▶ **What you have to do**
Leave out the pictures and reproduce all of the data exactly.

═════ Supplied records

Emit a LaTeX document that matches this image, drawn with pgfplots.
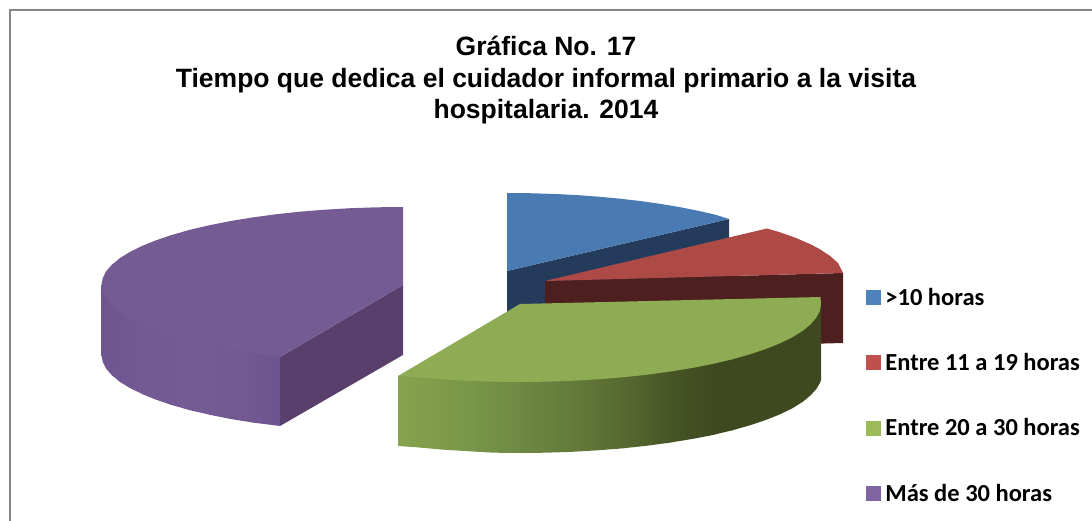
\documentclass[border=0pt]{standalone}
\usepackage{fontspec}
\usepackage{pgfplots}
\pgfplotsset{compat=1.18}
\newfontfamily\liberation{Liberation Sans}
\newfontfamily\carlito{Carlito}
\definecolor{cblue}{HTML}{4F81BD}
\definecolor{cred}{HTML}{C0504D}
\definecolor{cgreen}{HTML}{9BBB59}
\definecolor{cpurple}{HTML}{8064A2}
\definecolor{tblue}{HTML}{4A7AB2}
\definecolor{wblue}{HTML}{253B5B}
\definecolor{tred}{HTML}{AE4A46}
\definecolor{wred}{HTML}{4D1F1E}
\definecolor{tgreen}{HTML}{8EAC54}
\definecolor{tpurple}{HTML}{755B93}
\definecolor{wpurple}{HTML}{59406C}
\definecolor{framegray}{HTML}{868686}
\definecolor{ga}{RGB}{134,163,79}
\definecolor{gb}{RGB}{130,159,76}
\definecolor{gc}{RGB}{120,151,72}
\definecolor{gd}{RGB}{110,137,68}
\definecolor{ge}{RGB}{100,123,57}
\definecolor{gf}{RGB}{87,105,48}
\definecolor{gg}{RGB}{71,85,37}
\definecolor{gh}{RGB}{62,73,32}
\definecolor{pa}{RGB}{111,85,144}
\definecolor{pb}{RGB}{116,90,148}
\definecolor{pc}{RGB}{117,91,148}
\definecolor{pd}{RGB}{114,88,145}
\definecolor{pe}{RGB}{110,84,144}
\begin{document}
\begin{tikzpicture}
\begin{axis}[
  scale only axis, width=1092pt, height=521pt,
  xmin=0, xmax=1092, ymin=0, ymax=521, y dir=reverse,
  hide axis,
  title={Gráfica No. 17\\Tiempo que dedica el cuidador informal primario a la visita\\hospitalaria. 2014},
  title style={at={(0.5,0.834)}, anchor=center, align=center,
    font=\liberation\bfseries\fontsize{26.5}{31.5}\selectfont, inner sep=0pt},
  legend style={at={(axis cs:866,286)}, anchor=north west, draw=none, fill=none,
    inner sep=0pt, outer sep=0pt, row sep=42.6pt,
    font=\carlito\bfseries\fontsize{24.5}{29}\selectfont},
  legend cell align=left,
]
% full-page extent
\addplot[draw=none, forget plot] coordinates {(0,0) (1092,521)};
% frame
\addplot[framegray, line width=2pt, forget plot] coordinates {(10,521) (10,10) (1092,10)};
% blue slice
\addplot[fill=wblue, draw=none, forget plot] coordinates {(507,271) (729,219) (729,289) (507,341) (507,271)};
\addplot[fill=tblue, draw=none, forget plot] coordinates {(507,193) (525,193.1) (543,193.6) (560,194.2) (580,195.3) (600,196.8) (620,198.7) (640,201) (660,203.8) (680,207.2) (700,211.2) (715,214.6) (729,219) (507,271) (507,193)};
% red slice
\addplot[fill=wred, draw=none, forget plot] coordinates {(545,281) (843,273) (843,343) (545,351) (545,281)};
\addplot[fill=tred, draw=none, forget plot] coordinates {(545,281) (767,228.5) (780,232.3) (795,237.6) (810,244) (820,249.3) (830,255.9) (838,263) (843,273) (545,281)};
% green slice: wall, left to right
\addplot[draw=none, left color=ga, right color=gb, forget plot] coordinates {(398,376) (417.5,374) (417.5,447.3) (398,446) (398,376)};
\addplot[draw=none, left color=gb, right color=gc, forget plot] coordinates {(417,374) (468.2,377) (468.2,451.2) (442.1,449.6) (417,447.3) (417,374)};
\addplot[draw=none, left color=gc, right color=gd, forget plot] coordinates {(467.7,377) (520.5,378) (520.5,453) (493.8,452.7) (467.7,451.2) (467.7,377)};
\addplot[draw=none, left color=gd, right color=ge, forget plot] coordinates {(520,378) (572.8,377) (572.8,451.8) (546.2,452.7) (520,453) (520,378)};
\addplot[draw=none, left color=ge, right color=gf, forget plot] coordinates {(572.3,377) (623.5,374) (623.5,448.3) (597.9,450.3) (572.3,451.8) (572.3,377)};
\addplot[draw=none, left color=gf, right color=gg, forget plot] coordinates {(623,374) (671,368) (671,442.5) (647.2,445.7) (623,448.3) (623,374)};
\addplot[draw=none, left color=gg, right color=gh, forget plot] coordinates {(670.5,368) (714,360) (714,434.8) (692.6,438.9) (670.5,442.5) (670.5,368)};
\addplot[fill=gh, draw=none, forget plot] coordinates {(713.5,360) (750.6,350) (780.7,339) (802.9,327) (816.4,314) (821,304) (821,380) (819.9,383) (816.4,389) (810.7,395.2) (802.9,401.7) (792.8,408) (780.7,414) (766.6,419.7) (750.6,425.1) (732.8,430.2) (713.5,434.8) (713.5,360)};
\addplot[fill=tgreen, draw=none, forget plot] coordinates {(520,304) (820.5,297) (821,304) (819.9,310.8) (816.4,317.5) (810.7,324.2) (802.9,330.7) (792.8,337) (780.7,343) (766.6,348.7) (750.6,354.1) (732.8,359.2) (713.5,363.8) (692.6,367.9) (670.5,371.5) (647.2,374.7) (623,377.3) (597.9,379.3) (572.3,380.8) (546.2,381.7) (520,382) (493.8,381.7) (467.7,380.8) (442.1,379.3) (417,377.3) (398,376) (520,304)};
% purple slice: wall, left to right
\addplot[draw=none, left color=pa, right color=pb, forget plot] coordinates {(101.5,285) (119.7,305) (142.4,318) (142.4,394) (129.8,388) (119.7,381.7) (111.8,375.2) (106,368.5) (102.7,361.8) (101.5,355) (101.5,285)};
\addplot[draw=none, left color=pb, right color=pc, forget plot] coordinates {(141.9,318) (172,331) (209.7,340) (209.7,414.7) (189.8,410.2) (172,405.1) (156,399.7) (141.9,394) (141.9,318)};
\addplot[draw=none, left color=pc, right color=pd, forget plot] coordinates {(209.2,340) (252.7,348) (252.7,422.5) (230,418.9) (209.2,414.7) (209.2,340)};
\addplot[draw=none, left color=pd, right color=pe, forget plot] coordinates {(252.2,348) (280,353) (280,426) (252.2,422.5) (252.2,348)};
\addplot[fill=wpurple, draw=none, forget plot] coordinates {(280,357) (403,285) (403,355) (280,426) (280,357)};
\addplot[fill=tpurple, draw=none, forget plot] coordinates {(403,207) (376.7,207.3) (350.6,208.2) (324.9,209.7) (299.9,211.7) (275.6,214.3) (252.2,217.5) (230,221.1) (209.2,225.3) (189.8,229.8) (172,234.9) (156,240.3) (141.9,246) (129.8,252) (119.7,258.3) (111.8,264.8) (106,271.4) (102.7,278.2) (101.5,285) (102.7,291.8) (106,298.5) (111.8,305.2) (119.7,311.7) (129.8,318) (141.9,324) (156,329.7) (172,335.1) (189.8,340.2) (209.2,344.7) (230,348.9) (252.2,352.5) (280,357) (403,285) (403,207)};
% legend
\addlegendimage{legend image code/.code={\fill[cblue] (0pt,-7pt) rectangle (14pt,7pt); \path (17pt,0pt);}}
\addlegendentry{>10 horas}
\addlegendimage{legend image code/.code={\fill[cred] (0pt,-7pt) rectangle (14pt,7pt); \path (17pt,0pt);}}
\addlegendentry{Entre 11 a 19 horas}
\addlegendimage{legend image code/.code={\fill[cgreen] (0pt,-7pt) rectangle (14pt,7pt); \path (17pt,0pt);}}
\addlegendentry{Entre 20 a 30 horas}
\addlegendimage{legend image code/.code={\fill[cpurple] (0pt,-7pt) rectangle (14pt,7pt); \path (17pt,0pt);}}
\addlegendentry{Más de 30 horas}
\end{axis}
\end{tikzpicture}
\end{document}
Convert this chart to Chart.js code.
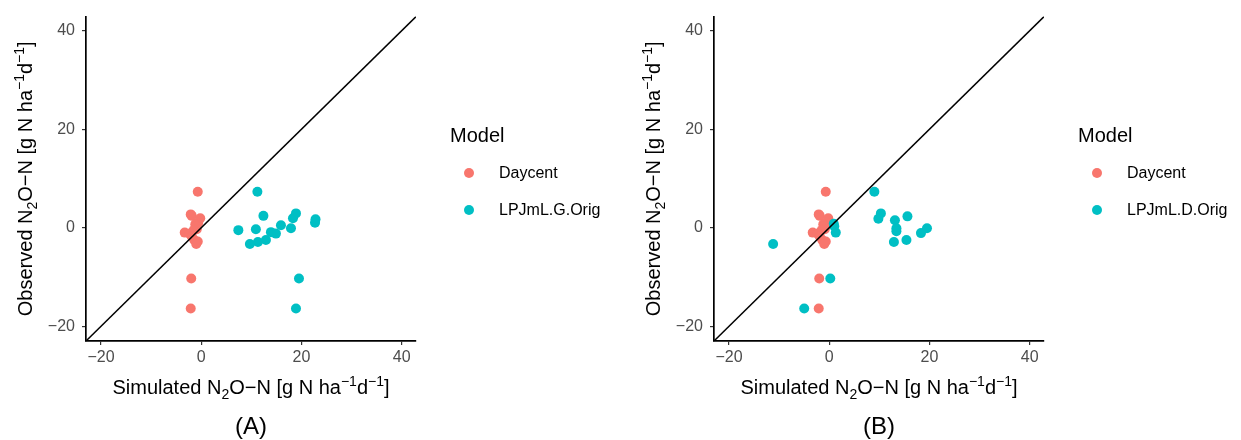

══════════

▶ **Full response**
Emit a LaTeX document that matches this image, drawn with pgfplots.
\documentclass[border=0pt]{standalone}
\usepackage{fontspec}
\usepackage{pgfplots}
\pgfplotsset{compat=1.18}
\newfontfamily\liberation{Liberation Sans}
\newfontfamily\carlito{Carlito}
\definecolor{cblue}{HTML}{4F81BD}
\definecolor{cred}{HTML}{C0504D}
\definecolor{cgreen}{HTML}{9BBB59}
\definecolor{cpurple}{HTML}{8064A2}
\definecolor{tblue}{HTML}{4A7AB2}
\definecolor{wblue}{HTML}{253B5B}
\definecolor{tred}{HTML}{AE4A46}
\definecolor{wred}{HTML}{4D1F1E}
\definecolor{tgreen}{HTML}{8EAC54}
\definecolor{tpurple}{HTML}{755B93}
\definecolor{wpurple}{HTML}{59406C}
\definecolor{framegray}{HTML}{868686}
\definecolor{ga}{RGB}{134,163,79}
\definecolor{gb}{RGB}{130,159,76}
\definecolor{gc}{RGB}{120,151,72}
\definecolor{gd}{RGB}{110,137,68}
\definecolor{ge}{RGB}{100,123,57}
\definecolor{gf}{RGB}{87,105,48}
\definecolor{gg}{RGB}{71,85,37}
\definecolor{gh}{RGB}{62,73,32}
\definecolor{pa}{RGB}{111,85,144}
\definecolor{pb}{RGB}{116,90,148}
\definecolor{pc}{RGB}{117,91,148}
\definecolor{pd}{RGB}{114,88,145}
\definecolor{pe}{RGB}{110,84,144}
\begin{document}
\begin{tikzpicture}
\begin{axis}[
  scale only axis, width=1092pt, height=521pt,
  xmin=0, xmax=1092, ymin=0, ymax=521, y dir=reverse,
  hide axis,
  title={Gráfica No. 17\\Tiempo que dedica el cuidador informal primario a la visita\\hospitalaria. 2014},
  title style={at={(0.5,0.834)}, anchor=center, align=center,
    font=\liberation\bfseries\fontsize{26.5}{31.5}\selectfont, inner sep=0pt},
  legend style={at={(axis cs:866,286)}, anchor=north west, draw=none, fill=none,
    inner sep=0pt, outer sep=0pt, row sep=42.6pt,
    font=\carlito\bfseries\fontsize{24.5}{29}\selectfont},
  legend cell align=left,
]
% full-page extent
\addplot[draw=none, forget plot] coordinates {(0,0) (1092,521)};
% frame
\addplot[framegray, line width=2pt, forget plot] coordinates {(10,521) (10,10) (1092,10)};
% blue slice
\addplot[fill=wblue, draw=none, forget plot] coordinates {(507,271) (729,219) (729,289) (507,341) (507,271)};
\addplot[fill=tblue, draw=none, forget plot] coordinates {(507,193) (525,193.1) (543,193.6) (560,194.2) (580,195.3) (600,196.8) (620,198.7) (640,201) (660,203.8) (680,207.2) (700,211.2) (715,214.6) (729,219) (507,271) (507,193)};
% red slice
\addplot[fill=wred, draw=none, forget plot] coordinates {(545,281) (843,273) (843,343) (545,351) (545,281)};
\addplot[fill=tred, draw=none, forget plot] coordinates {(545,281) (767,228.5) (780,232.3) (795,237.6) (810,244) (820,249.3) (830,255.9) (838,263) (843,273) (545,281)};
% green slice: wall, left to right
\addplot[draw=none, left color=ga, right color=gb, forget plot] coordinates {(398,376) (417.5,374) (417.5,447.3) (398,446) (398,376)};
\addplot[draw=none, left color=gb, right color=gc, forget plot] coordinates {(417,374) (468.2,377) (468.2,451.2) (442.1,449.6) (417,447.3) (417,374)};
\addplot[draw=none, left color=gc, right color=gd, forget plot] coordinates {(467.7,377) (520.5,378) (520.5,453) (493.8,452.7) (467.7,451.2) (467.7,377)};
\addplot[draw=none, left color=gd, right color=ge, forget plot] coordinates {(520,378) (572.8,377) (572.8,451.8) (546.2,452.7) (520,453) (520,378)};
\addplot[draw=none, left color=ge, right color=gf, forget plot] coordinates {(572.3,377) (623.5,374) (623.5,448.3) (597.9,450.3) (572.3,451.8) (572.3,377)};
\addplot[draw=none, left color=gf, right color=gg, forget plot] coordinates {(623,374) (671,368) (671,442.5) (647.2,445.7) (623,448.3) (623,374)};
\addplot[draw=none, left color=gg, right color=gh, forget plot] coordinates {(670.5,368) (714,360) (714,434.8) (692.6,438.9) (670.5,442.5) (670.5,368)};
\addplot[fill=gh, draw=none, forget plot] coordinates {(713.5,360) (750.6,350) (780.7,339) (802.9,327) (816.4,314) (821,304) (821,380) (819.9,383) (816.4,389) (810.7,395.2) (802.9,401.7) (792.8,408) (780.7,414) (766.6,419.7) (750.6,425.1) (732.8,430.2) (713.5,434.8) (713.5,360)};
\addplot[fill=tgreen, draw=none, forget plot] coordinates {(520,304) (820.5,297) (821,304) (819.9,310.8) (816.4,317.5) (810.7,324.2) (802.9,330.7) (792.8,337) (780.7,343) (766.6,348.7) (750.6,354.1) (732.8,359.2) (713.5,363.8) (692.6,367.9) (670.5,371.5) (647.2,374.7) (623,377.3) (597.9,379.3) (572.3,380.8) (546.2,381.7) (520,382) (493.8,381.7) (467.7,380.8) (442.1,379.3) (417,377.3) (398,376) (520,304)};
% purple slice: wall, left to right
\addplot[draw=none, left color=pa, right color=pb, forget plot] coordinates {(101.5,285) (119.7,305) (142.4,318) (142.4,394) (129.8,388) (119.7,381.7) (111.8,375.2) (106,368.5) (102.7,361.8) (101.5,355) (101.5,285)};
\addplot[draw=none, left color=pb, right color=pc, forget plot] coordinates {(141.9,318) (172,331) (209.7,340) (209.7,414.7) (189.8,410.2) (172,405.1) (156,399.7) (141.9,394) (141.9,318)};
\addplot[draw=none, left color=pc, right color=pd, forget plot] coordinates {(209.2,340) (252.7,348) (252.7,422.5) (230,418.9) (209.2,414.7) (209.2,340)};
\addplot[draw=none, left color=pd, right color=pe, forget plot] coordinates {(252.2,348) (280,353) (280,426) (252.2,422.5) (252.2,348)};
\addplot[fill=wpurple, draw=none, forget plot] coordinates {(280,357) (403,285) (403,355) (280,426) (280,357)};
\addplot[fill=tpurple, draw=none, forget plot] coordinates {(403,207) (376.7,207.3) (350.6,208.2) (324.9,209.7) (299.9,211.7) (275.6,214.3) (252.2,217.5) (230,221.1) (209.2,225.3) (189.8,229.8) (172,234.9) (156,240.3) (141.9,246) (129.8,252) (119.7,258.3) (111.8,264.8) (106,271.4) (102.7,278.2) (101.5,285) (102.7,291.8) (106,298.5) (111.8,305.2) (119.7,311.7) (129.8,318) (141.9,324) (156,329.7) (172,335.1) (189.8,340.2) (209.2,344.7) (230,348.9) (252.2,352.5) (280,357) (403,285) (403,207)};
% legend
\addlegendimage{legend image code/.code={\fill[cblue] (0pt,-7pt) rectangle (14pt,7pt); \path (17pt,0pt);}}
\addlegendentry{>10 horas}
\addlegendimage{legend image code/.code={\fill[cred] (0pt,-7pt) rectangle (14pt,7pt); \path (17pt,0pt);}}
\addlegendentry{Entre 11 a 19 horas}
\addlegendimage{legend image code/.code={\fill[cgreen] (0pt,-7pt) rectangle (14pt,7pt); \path (17pt,0pt);}}
\addlegendentry{Entre 20 a 30 horas}
\addlegendimage{legend image code/.code={\fill[cpurple] (0pt,-7pt) rectangle (14pt,7pt); \path (17pt,0pt);}}
\addlegendentry{Más de 30 horas}
\end{axis}
\end{tikzpicture}
\end{document}
Convert this chart to Chart.js code.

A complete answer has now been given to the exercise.